The decision affects approximately 40,000 employees across the U.S. and will have a significant effect on local business and moviegoers as the UA Regal Long Beach located at the Marketplace and Edwards Long Beach Stadium 26 & IMAX at Long Beach Towne Center will remain closed.

“This is not a decision we made lightly, and we did everything in our power to support a safe and sustainable reopening in the U.S.,” said Mooky Greidinger, CEO of Cineworld, in a statement. “We are especially grateful for and proud of the hard work our employees put in to adapt our theatres to the new protocols and cannot underscore enough how difficult this decision was.”

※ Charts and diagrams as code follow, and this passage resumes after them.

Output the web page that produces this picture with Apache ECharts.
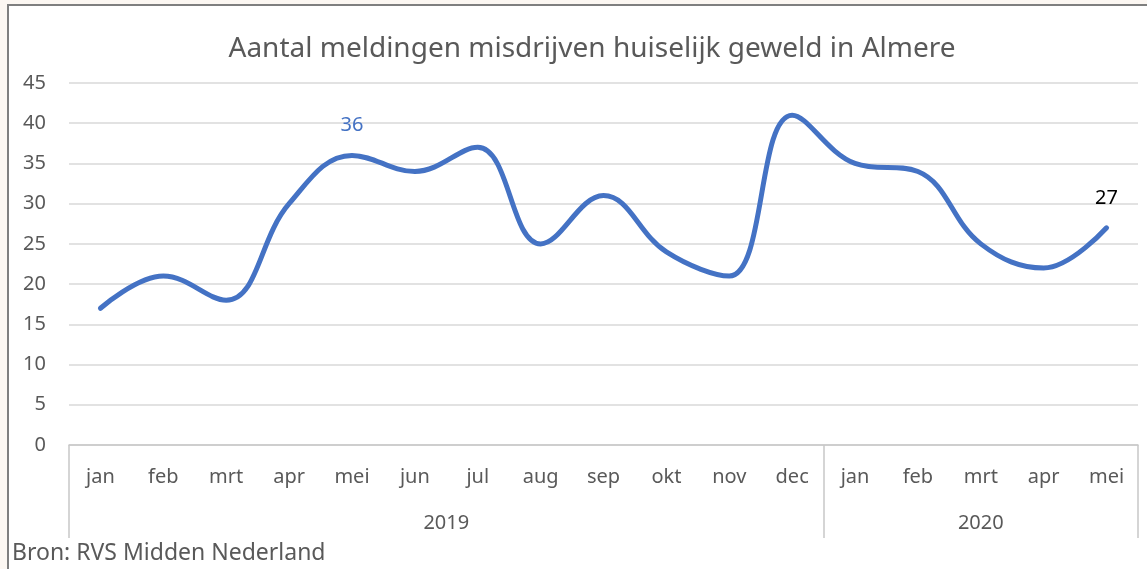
<!DOCTYPE html>
<html>
<head>
<meta charset="utf-8">
<script src="https://cdn.jsdelivr.net/npm/echarts@6/dist/echarts.min.js"></script>
<style>
  body { margin: 0; background: #fcf7f2; }
  #frame {
    position: absolute; left: 7px; top: 4px; width: 1200px; height: 600px;
    background: #ffffff; border: 2px solid #7f7f7f;
  }
  #chart { position: absolute; left: 0; top: 0; width: 1147px; height: 569px; }
</style>
</head>
<body>
<div id="frame"></div>
<div id="chart"></div>
<script>
var months = ["jan", "feb", "mrt", "apr", "mei", "jun", "jul", "aug", "sep", "okt", "nov", "dec",
              "jan", "feb", "mrt", "apr", "mei"];
var meldingen = [17, 21, 18, 30, 36, 34, 37, 25, 31, 24, 21, 41, 35, 34, 25, 22, 27];
var years = ["2019", "2020"];
var yearStart = [0, 12];
var yearEnd = [12, 17];
var labelled = [4, 16];
var labelColors = ["#4472c4", "#000000"];

var myChart = echarts.init(document.getElementById("chart"));

var seriesData = meldingen.map(function (v, i) {
  var k = labelled.indexOf(i);
  if (k < 0) return v;
  return {
    value: v,
    label: { show: true, position: "top", distance: 20, color: labelColors[k], fontSize: 20 }
  };
});

var option = {
  backgroundColor: "transparent",
  textStyle: { fontFamily: "Noto Sans" },
  title: {
    text: "Aantal meldingen misdrijven huiselijk geweld in Almere",
    left: 587,
    textAlign: "center",
    top: 30,
    textStyle: { fontSize: 28, fontWeight: "normal", color: "#595959", fontFamily: "Noto Sans" }
  },
  grid: { left: 69, right: 9, top: 83, bottom: 124 },
  xAxis: [
    {
      type: "category",
      data: months,
      axisLine: { lineStyle: { color: "#c8c8c8", width: 1.5 } },
      axisTick: { show: false },
      axisLabel: { color: "#595959", fontSize: 20, margin: 22 }
    },
    {
      type: "value",
      position: "bottom",
      min: 0,
      max: months.length,
      axisLine: { show: false },
      splitLine: { show: false },
      axisTick: {
        show: true,
        customValues: yearStart.concat([yearEnd[yearEnd.length - 1]]),
        length: 93,
        lineStyle: { color: "#c8c8c8", width: 1.5 }
      },
      axisLabel: {
        customValues: yearStart.map(function (s, i) { return (s + yearEnd[i]) / 2; }),
        formatter: function (v) {
          for (var i = 0; i < years.length; i++) {
            if (v > yearStart[i] && v < yearEnd[i]) return years[i];
          }
          return "";
        },
        color: "#595959",
        fontSize: 20,
        margin: 68
      }
    }
  ],
  yAxis: {
    type: "value",
    min: 0,
    max: 45,
    interval: 5,
    axisLine: { show: false },
    axisTick: { show: false },
    splitLine: { lineStyle: { color: "#d9d9d9", width: 1.5 } },
    axisLabel: { color: "#595959", fontSize: 20, margin: 23 }
  },
  graphic: [
    {
      type: "text",
      left: 12,
      top: 542,
      style: { text: "Bron: RVS Midden Nederland", fontSize: 23, fill: "#595959", fontFamily: "Noto Sans" }
    }
  ],
  series: [
    {
      type: "line",
      xAxisIndex: 0,
      data: seriesData,
      smooth: 0.4,
      symbol: "circle",
      symbolSize: 0,
      showSymbol: true,
      lineStyle: { color: "#4472c4", width: 5, cap: "round" },
      itemStyle: { color: "#4472c4" }
    }
  ]
};
myChart.setOption(option);
window.addEventListener("resize", function () {
  myChart.resize();
});
</script>
</body>
</html>
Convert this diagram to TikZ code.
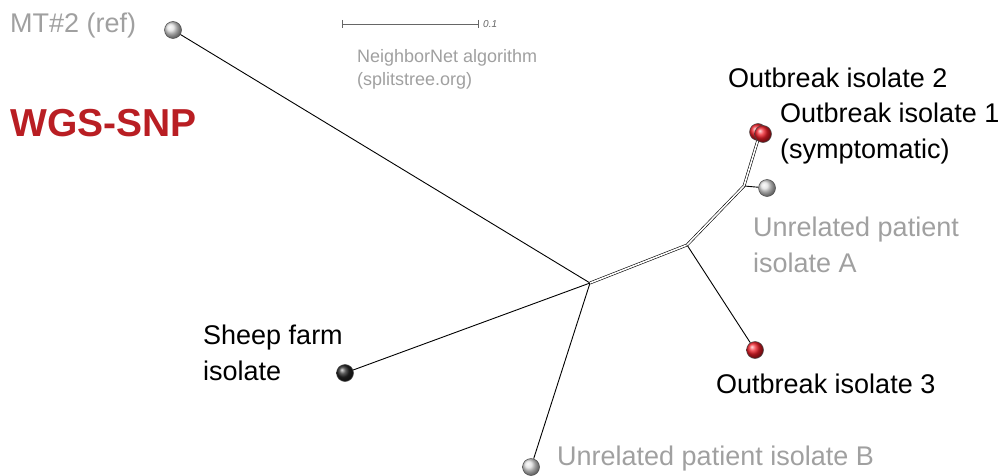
\documentclass[tikz,border=0pt]{standalone}
\usepackage{fontspec}
\setmainfont{Liberation Sans}
\definecolor{lbl}{RGB}{160,160,160}
\definecolor{wgsred}{RGB}{185,30,35}
\definecolor{leafred}{RGB}{240,30,40}
\begin{document}
\begin{tikzpicture}[x=1pt,y=-1pt,
  leaf/.style={circle,draw=black!70,line width=0.5pt,minimum size=17pt,inner sep=0pt,shading=ball},
  greyleaf/.style={leaf,ball color=black!12},
  redleaf/.style={leaf,ball color=leafred},
  blackleaf/.style={leaf,ball color=black!85},
  edge/.style={line width=0.9pt},
  split/.style={line width=0.6pt,double=white,double distance=1.6pt},
  lab/.style={anchor=base west,inner sep=0pt,font=\fontsize{27}{36}\selectfont,align=left},
  glab/.style={lab,text=lbl},
  blab/.style={lab,text=black}]
\useasboundingbox (0,0) rectangle (1003,476);
% internal nodes
\coordinate (c) at (590,283);
\coordinate (h1) at (687,245);
\coordinate (h2) at (744,186);
% leaves
\node[greyleaf] (mt) at (173,30) {};
\node[blackleaf] (sheep) at (345,373) {};
\node[greyleaf] (b) at (531,467) {};
\node[redleaf] (o3) at (755,350) {};
\node[greyleaf] (a) at (767,188) {};
% edges
\draw[edge] (c) -- (mt);
\draw[edge] (c) -- (sheep);
\draw[edge] (c) -- (b);
\draw[split] (c) -- (h1);
\draw[edge] (h1) -- (o3);
\draw[split] (h1) -- (h2);
\draw[edge] (h2) -- (a);
\coordinate (r2) at (758,132);
\coordinate (r1) at (763,134);
\coordinate (rj) at (760,133);
\draw[split] (h2) -- (rj);
\node[redleaf] (o2) at (r2) {};
\node[redleaf] (o1) at (r1) {};
% scale bar
\coordinate (s0) at (342,24);
\coordinate (s1) at (478,24);
\draw[line width=0.5pt,black!60] (s0) -- (s1);
\draw[line width=0.5pt,black!60] (342,20) -- (342,28) (478,20) -- (478,28);
\node[anchor=west,inner sep=0pt,text=black!60,font=\fontsize{10}{12}\selectfont\itshape] (sl) at (483,24) {0.1};
% labels
\node[glab] (lmt) at (10,33) {MT\#2 (ref)};
\node[lab,text=wgsred,font=\fontsize{39}{40}\selectfont\bfseries] (lwgs) at (10,136) {WGS-SNP};
\node[anchor=base west,inner sep=0pt,text=lbl,font=\fontsize{18}{23}\selectfont,align=left] (lnn) at (357,86) {NeighborNet algorithm\\(splitstree.org)};
\node[blab] (lo2) at (728,88) {Outbreak isolate 2};
\node[blab] (lo1) at (780,158) {Outbreak isolate 1\\(symptomatic)};
\node[glab] (la) at (753,272) {Unrelated patient\\isolate A};
\node[blab] (ls) at (203,380) {Sheep farm\\isolate};
\node[blab] (lo3) at (716,393) {Outbreak isolate 3};
\node[glab] (lb) at (557,465) {Unrelated patient isolate B};
\end{tikzpicture}
\end{document}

The continued closure of the UA marks an ongoing loss for local cinephiles. Though the Art Theatre also plays a majority of films that could be defined as arthouse, it has a single screen. The UA has six screens, offering multiple arthouse choices. Such variety is rare, even in Southern California, home to the film industry. Consider that to get such international and esoteric options, a moviegoer would now have to drive to Santa Monica or Westside LA. Another multiscreen arthouse is located in Irvine, the Regal Edwards University Town Center, but it will also be shutdown.

Blank marquees outside of the UA Regal Long Beach. Photo by Steve Lowery.

Kerstin Kansteiner, who, along with her partner Jan van Dijs, owns and runs the Art Theater in Long Beach—the last remaining independent theater in the city—said of the UA’s closure, “I think it’s sad,” saying she’d gotten to know the theater’s door greeter over the years.

“Just like the Art Theater, venues like [the UA] become much, much more than just a place where movies are shown and you go in a black box, and you come back out. There’s a community associated with that. And you meet afterward, and you have dinner and you talk about the film that you just saw. And I think they provided that probably more so than any larger chain because they, in recent years tended to show more arthouse films rather than the big blockbusters.”

At the end of a series of automated directives to reach Edwards Stadium by phone proved fruitless, a recording said the number was no longer in service. Asked by email how the theater’s closing will affect foot traffic and overall business at the Long Beach Towne Center, a representative wrote back: “Unfortunately, at this time we are not going to comment.”

Greidinger said that an inability to release highly anticipated films such as “No Time to Die,” the latest installment of the James Bond franchise, pushed back to the spring of 2021, has made it “simply impossible to continue operations in our primary markets.”

Craig Aronoff of Long Beach, who said he preferred attending films at the UA in the Marketplace rather than the AMC theaters located across PCH at Marina Pacifica because of easy accessibility, didn’t sound surprised by the closure.

“The trend seems to be to streaming now, anyways. I think it’s like retail, everything is just changing right before our eyes,” he said. “But [streaming] is a totally different experience. I’d rather see the big screen with the big sound. It just makes it an evening out. Makes it an event.”